* begin Dataset content *

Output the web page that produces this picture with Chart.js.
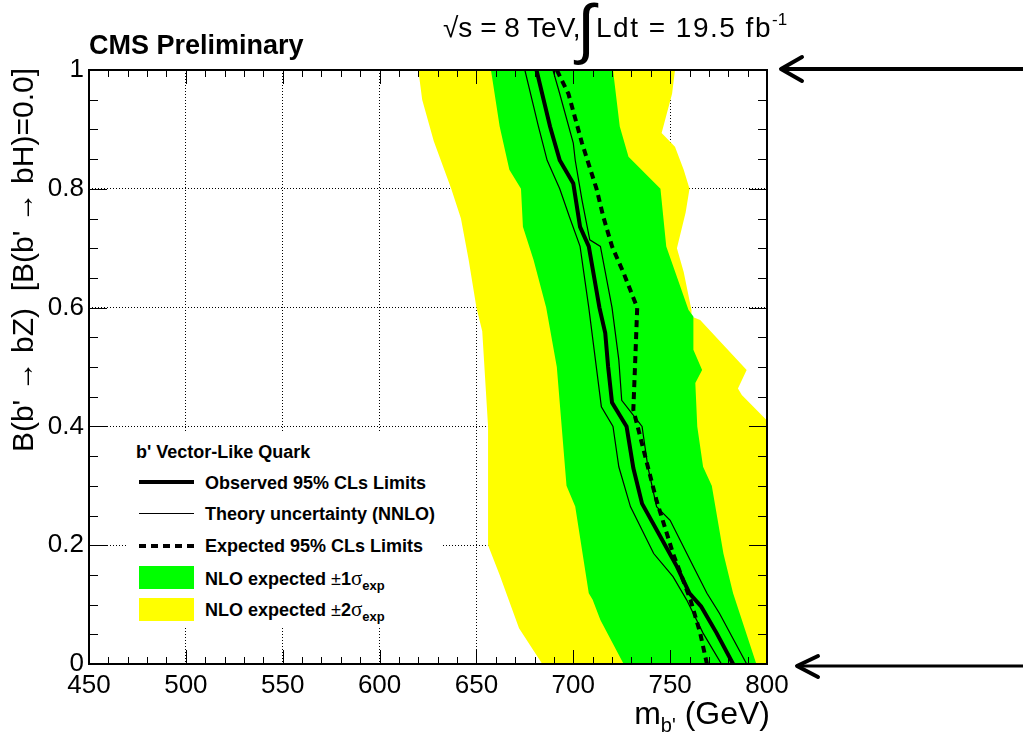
<!DOCTYPE html>
<html><head><meta charset="utf-8">
<script src="https://cdn.jsdelivr.net/npm/chart.js@4.4.1/dist/chart.umd.min.js"></script>
<style>
html,body{margin:0;padding:0;background:#fff;}
#wrap{position:relative;width:1023px;height:735px;overflow:hidden;font-family:"Liberation Sans",Arial,sans-serif;color:#000;}
#c{position:absolute;left:0;top:0;}
.abs{position:absolute;white-space:nowrap;}
#leg{position:absolute;left:128px;top:433px;width:313px;height:193px;background:#fff;}
#leg .t{position:absolute;left:77px;font-weight:bold;font-size:18px;line-height:22px;}
#leg .sw{position:absolute;left:11px;width:55px;}
.sig{font-family:"Liberation Serif",serif;font-weight:normal;font-size:21px;}
.sub{font-size:13px;position:relative;top:5px;}
</style></head><body>
<div id="wrap">
<canvas id="c" width="1023" height="735"></canvas>

<div class="abs" style="left:89px;top:32px;font-weight:bold;font-size:27px;line-height:27px;">CMS Preliminary</div>
<div class="abs" style="left:443px;top:14px;font-size:28px;line-height:28px;">√s = 8 TeV,</div>
<div class="abs" style="left:577px;top:-5px;font-size:66px;line-height:66px;">∫</div>
<div class="abs" style="left:596px;top:14px;font-size:28px;line-height:28px;letter-spacing:1.5px;">Ldt = 19.5 fb<span style="font-size:17px;position:relative;top:-12px;letter-spacing:0;">-1</span></div>

<div class="abs" style="right:253px;top:697px;font-size:32px;line-height:32px;text-align:right;">m<span style="font-size:20px;position:relative;top:8px;">b'</span> (GeV)</div>
<div class="abs" style="left:6px;top:462px;width:394px;font-size:30px;line-height:34px;text-align:right;transform:rotate(-90deg);transform-origin:0 0;">B(b' → bZ)&nbsp; [B(b' → bH)=0.0]</div>

<div id="leg">
  <div class="t" style="left:8px;top:8px;">b' Vector-Like Quark</div>
  <div class="sw" style="top:47px;height:4px;background:#000;"></div>
  <div class="t" style="top:39px;">Observed 95% CLs Limits</div>
  <div class="sw" style="top:80px;height:1px;background:#000;"></div>
  <div class="t" style="top:70px;">Theory uncertainty (NNLO)</div>
  <div class="sw" style="top:111px;height:4px;background:repeating-linear-gradient(90deg,#000 0 7px,transparent 7px 12px);"></div>
  <div class="t" style="top:102px;">Expected 95% CLs Limits</div>
  <div class="sw" style="top:133px;height:23px;background:#00ff00;"></div>
  <div class="t" style="top:134px;">NLO expected <span style="font-weight:normal">±</span>1<span class="sig">σ</span><span class="sub">exp</span></div>
  <div class="sw" style="top:165px;height:23px;background:#ffff00;"></div>
  <div class="t" style="top:165px;">NLO expected <span style="font-weight:normal">±</span>2<span class="sig">σ</span><span class="sub">exp</span></div>
</div>

<svg class="abs" style="left:0;top:0;" width="1023" height="735">
  <g stroke="#000" fill="none" stroke-linecap="round" stroke-linejoin="round">
    <line x1="1023" y1="69" x2="783" y2="69" stroke-width="4"/>
    <polyline points="802,57 781,69 802,81" stroke-width="4"/>
    <line x1="1023" y1="666" x2="799" y2="666" stroke-width="3"/>
    <polyline points="818,656 797,666 818,677" stroke-width="4"/>
  </g>
</svg>
</div>
<script>
// axis ticks
const xTicks = [450, 500, 550, 600, 650, 700, 750, 800];
const yTicks = [0, 0.2, 0.4, 0.6, 0.8, 1];

// +-2 sigma band edges (B(b'->bZ), m_b' GeV)
const yellowLowB = [1.0, 0.95, 0.88, 0.80, 0.75, 0.68, 0.60, 0.56, 0.40, 0.22, 0.20, 0.15, 0.06, 0.0];
const yellowLowM = [620, 622, 628, 637, 642, 646, 650, 653, 656, 656, 656, 662, 672, 684];
const yellowHighB = [1.0, 0.96, 0.905, 0.894, 0.871, 0.832, 0.80, 0.76, 0.70, 0.66, 0.596, 0.585, 0.579, 0.495, 0.464, 0.453, 0.41, 0.0];
const yellowHighM = [752.5, 751, 746.5, 745.6, 752.5, 757, 760, 758, 753.5, 757, 761, 761, 765.5, 789.5, 785, 787, 800, 800];

// +-1 sigma band edges
const greenLowB = [1.0, 0.905, 0.832, 0.80, 0.736, 0.68, 0.60, 0.50, 0.30, 0.265, 0.119, 0.108, 0.074, 0.0];
const greenLowM = [657.5, 662, 667, 673, 674, 679.5, 686, 691.5, 696.5, 701, 708, 710, 714, 726];
const greenHighB = [1.0, 0.905, 0.854, 0.80, 0.703, 0.596, 0.585, 0.529, 0.495, 0.473, 0.40, 0.332, 0.30, 0.186, 0.119, 0.0];
const greenHighM = [720.5, 724, 728.5, 745, 748, 759.5, 762, 762, 766.5, 763, 764, 767, 771.5, 777.5, 782.5, 794.5];

// observed limit
const obsB = [1.0, 0.905, 0.848, 0.809, 0.736, 0.703, 0.60, 0.557, 0.50, 0.44, 0.40, 0.33, 0.27, 0.22, 0.164, 0.119, 0.097, 0.052, 0.0];
const obsM = [681, 688, 693, 700, 703.5, 708, 713.5, 716.5, 718, 720, 727.5, 731, 735.5, 744, 753.5, 760, 766, 774, 782.5];

// theory uncertainty (NNLO) lower / upper
const thLowB = [1.0, 0.905, 0.848, 0.80, 0.753, 0.703, 0.60, 0.433, 0.40, 0.332, 0.265, 0.186, 0.147, 0.108, 0.052, 0.0];
const thLowM = [675, 682, 686.5, 693, 698, 703.5, 708, 714.5, 720.5, 723.5, 729.5, 741.5, 751.5, 758.5, 767, 776.5];
const thHighB = [1.0, 0.96, 0.877, 0.848, 0.781, 0.714, 0.703, 0.60, 0.512, 0.444, 0.40, 0.332, 0.265, 0.242, 0.164, 0.119, 0.085, 0.0];
const thHighM = [689.5, 693, 700, 701, 704.5, 708.5, 714, 720, 723.5, 725, 735.5, 738.5, 743, 750, 762, 769, 775.5, 789.5];

// expected limit
const expB = [1.0, 0.96, 0.877, 0.80, 0.753, 0.703, 0.658, 0.60, 0.513, 0.428, 0.332, 0.275, 0.186, 0.108, 0.052, 0.0];
const expM = [691.5, 697.5, 704.5, 712, 715.5, 720, 726, 733, 732, 731, 738.5, 743, 751.5, 760.5, 765.5, 769];

const toPts = (bs, ms) => bs.map((b, i) => ({x: ms[i], y: b}));
const band = (lb, lm, hb, hm) => toPts(lb, lm).concat(toPts(hb, hm).reverse());

const lineDs = (data, w, dash) => ({data, showLine: true, pointRadius: 0, borderColor: '#000', borderWidth: w,
  borderDash: dash || [], fill: false, tension: 0, clip: 0});
const bandDs = (data, col) => ({data, showLine: true, pointRadius: 0, borderWidth: 0, borderColor: col,
  backgroundColor: col, fill: 'shape', tension: 0, clip: 0});

const frame = {
  id: 'frame',
  afterDraw(chart) {
    const ctx = chart.ctx, a = chart.chartArea, x = chart.scales.x, y = chart.scales.y;
    ctx.save();
    ctx.setLineDash([]);
    ctx.strokeStyle = '#000000';
    ctx.lineWidth = 1;
    for (let v = 450; v <= 800; v += 10) {
      const px = Math.round(x.getPixelForValue(v)) + 0.5;
      const L = (v % 50 === 0) ? 14 : 7;
      ctx.beginPath();
      ctx.moveTo(px, a.bottom); ctx.lineTo(px, a.bottom - L);
      ctx.moveTo(px, a.top); ctx.lineTo(px, a.top + L);
      ctx.stroke();
    }
    for (let k = 0; k <= 20; k++) {
      const py = Math.round(y.getPixelForValue(k * 0.05)) + 0.5;
      const L = (k % 4 === 0) ? 18 : 9;
      ctx.beginPath();
      ctx.moveTo(a.left, py); ctx.lineTo(a.left + L, py);
      ctx.moveTo(a.right, py); ctx.lineTo(a.right - L, py);
      ctx.stroke();
    }
    ctx.lineWidth = 2;
    ctx.strokeRect(a.left, a.top, a.right - a.left, a.bottom - a.top);
    ctx.restore();
  }
};

const tickFont = {family: 'Liberation Sans', size: 26};
new Chart(document.getElementById('c'), {
  type: 'scatter',
  data: {datasets: [
    lineDs(toPts(obsB, obsM), 4),
    lineDs(toPts(thLowB, thLowM), 1.2),
    lineDs(toPts(thHighB, thHighM), 1.2),
    lineDs(toPts(expB, expM), 4, [7, 5]),
    bandDs(band(greenLowB, greenLowM, greenHighB, greenHighM), '#00ff00'),
    bandDs(band(yellowLowB, yellowLowM, yellowHighB, yellowHighM), '#ffff00')
  ]},
  options: {
    responsive: false, animation: false, devicePixelRatio: 1,
    layout: {padding: {left: 0, top: 70, right: 256, bottom: 0}},
    plugins: {legend: {display: false}, tooltip: {enabled: false}},
    scales: {
      x: {type: 'linear', min: 450, max: 800,
        afterBuildTicks: s => { s.ticks = xTicks.map(v => ({value: v})); },
        afterFit: s => { s.height = 71; },
        grid: {color: '#000', lineWidth: 1, drawTicks: false},
        border: {display: false, dash: [1, 2]},
        ticks: {font: tickFont, color: '#000', padding: 6, maxRotation: 0, autoSkip: false,
          callback: v => String(v)}},
      y: {type: 'linear', min: 0, max: 1,
        afterBuildTicks: s => { s.ticks = yTicks.map(v => ({value: v})); },
        afterFit: s => { s.width = 89; },
        grid: {color: '#000', lineWidth: 1, drawTicks: false},
        border: {display: false, dash: [1, 2]},
        ticks: {font: tickFont, color: '#000', padding: 5, autoSkip: false,
          callback: v => String(+Number(v).toFixed(1))}}
    }
  },
  plugins: [frame]
});
</script>
</body></html>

* end Dataset content *

Only lines belong in the copy: transcribe those from the start of the data through the line that contains "[B(b' → bH)=0.0]</div>", and skip the pictures.

Output the web page that produces this picture with Chart.js.
<!DOCTYPE html>
<html><head><meta charset="utf-8">
<script src="https://cdn.jsdelivr.net/npm/chart.js@4.4.1/dist/chart.umd.min.js"></script>
<style>
html,body{margin:0;padding:0;background:#fff;}
#wrap{position:relative;width:1023px;height:735px;overflow:hidden;font-family:"Liberation Sans",Arial,sans-serif;color:#000;}
#c{position:absolute;left:0;top:0;}
.abs{position:absolute;white-space:nowrap;}
#leg{position:absolute;left:128px;top:433px;width:313px;height:193px;background:#fff;}
#leg .t{position:absolute;left:77px;font-weight:bold;font-size:18px;line-height:22px;}
#leg .sw{position:absolute;left:11px;width:55px;}
.sig{font-family:"Liberation Serif",serif;font-weight:normal;font-size:21px;}
.sub{font-size:13px;position:relative;top:5px;}
</style></head><body>
<div id="wrap">
<canvas id="c" width="1023" height="735"></canvas>

<div class="abs" style="left:89px;top:32px;font-weight:bold;font-size:27px;line-height:27px;">CMS Preliminary</div>
<div class="abs" style="left:443px;top:14px;font-size:28px;line-height:28px;">√s = 8 TeV,</div>
<div class="abs" style="left:577px;top:-5px;font-size:66px;line-height:66px;">∫</div>
<div class="abs" style="left:596px;top:14px;font-size:28px;line-height:28px;letter-spacing:1.5px;">Ldt = 19.5 fb<span style="font-size:17px;position:relative;top:-12px;letter-spacing:0;">-1</span></div>

<div class="abs" style="right:253px;top:697px;font-size:32px;line-height:32px;text-align:right;">m<span style="font-size:20px;position:relative;top:8px;">b'</span> (GeV)</div>
<div class="abs" style="left:6px;top:462px;width:394px;font-size:30px;line-height:34px;text-align:right;transform:rotate(-90deg);transform-origin:0 0;">B(b' → bZ)&nbsp; [B(b' → bH)=0.0]</div>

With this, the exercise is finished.